4 Reasons I Write By Hand

Last week, my doctor entered the room where I was waiting on her, to find me with a legal pad perched on my knee, frantically scribbling down an idea before I lost it.

“Are you creating in here?” she asked with a broad smile.

“I don’t have control over when it hits me,” was my exasperated reply.

A few days later at a recheck visit, she seemed disappointed to find me reading instead of writing while I waited “So when you write, you actually write?” she asked while miming writing on one hand with the other.

“Oh yes,” I replied as I showed her the notes and lists stuffed in my purse. Most people find this impressive, as if I’m displaying some fine tuned skill. Maybe I am?

 

reasons I write by hand

Not too long ago, my 12 year old niece was in my home office. I wrestled with a pile of legal pads on the ottoman that stores my board games. “That’s my book I’m writing,” I told her, as I plopped them back down.

Her eyes widened, “Oh that’s coool,”  she declared (A huge compliment coming from her!)

 

Although I will admit I’ve generated more than a few chuckles from young receptionists when they witness me pull a 8″ X 10″ paper planner from my bag when it’s time to schedule my next appointment.

I’ve tried using my phone as a calendar and It doesn’t work for me. I need to have things in front of me and I need to be able to write on them. It’s not that I’ve made an active choice to write by hand as opposed to creating at a computer, it’s simply how I’m wired.

I do type my work eventually. I like to write on a topic until I’ve exhausted it. Then I’ll type everything up as is, edit by hand, write additional notes by hand, then take it back to the lap top for another typing and printing. While having it all spread in front of me may look like a mess, it’s actually much easier for me to stay organized when I can visualize all the documents I’m currently working with.

why you should write by hand

While my methods seem old fashioned to my niece and some of the other writers I know, I don’t feel any pressure to change my process. In fact, there are a bunch of benefits to writing by hand AND plenty of greats in the world of writing who still choose the “old fashioned” way.

1. Seeing my handwriting makes my work feel like a part of myself. This likely has to do with the often emotional and personal nature of my writing. When I type my essays and print them out, they seem to lose part of their power.

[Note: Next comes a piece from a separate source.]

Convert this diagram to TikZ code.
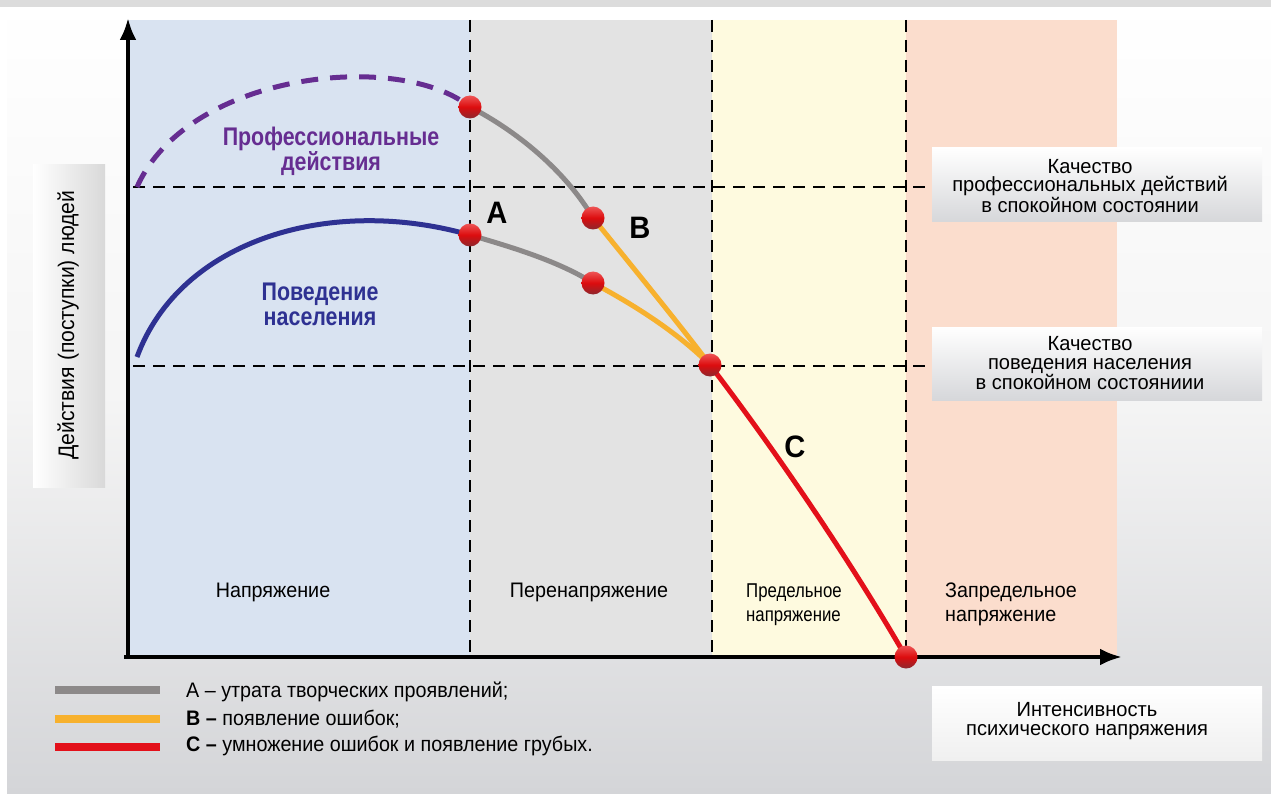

2. It feels good physically. The act of writing, holding the pen, feeling it scratch on the paper, all of that is enjoyable. There’s also evidence that writing by hand engages your brain in ways that using a keyboard literally cannot. Writing requires more motor skills than typing and utilizes what’s called the “reading circuit” in the brain.

3. Pens and notebooks are part of my creative process. I love having a preferred brand and style of pen, and picking out new notebooks for different purposes. It’s all an extension of my work and of myself.

4. I value having the physical evidence of my work to hold on to. I have Rubbermaid tubs full of my old notebooks and journals going back almost 20 years. I don’t re-read them, but I created them and appreciate having that with me through the years.

writing by hand notebooks

 

There may come a day where I transition from handwriting, but it won’t be soon. What I hope for is technology to evolve so that I could write by hand and then a program would transfer it to text to eliminate me having to type it!

Which is your preferred method of writing and why?

 

2 Comments

  1. Alice Gerard

    July 19, 2018 at 12:21 am

    I like handwriting and I like typing on a computer, depending on what I’m writing. I prefer to journal in a lovely book and I like to write and draw in my visual journal. When I write a newspaper article, I prefer to type because editing is much easier.

  2. Maureen

    July 19, 2018 at 2:48 am

    I used to be like you, Ramona, but I had to train myself to type rather than write when I was on a lot of committees, and for report writing. I did actually buy a special pen once that transferred my scribbled notes to text. It came with special note paper that was kind of interactive. The other end of the pen had a USB ‘thingy’ (for lack of a more technical term) that plugged into a computer and uploaded the writing as text, using specific software. They’ve been around for a long time, so I’m sure they’d be even more sophisticated now. I barely write anything now. Maybe there is a happy medium between hand-writing and typing? Great blog!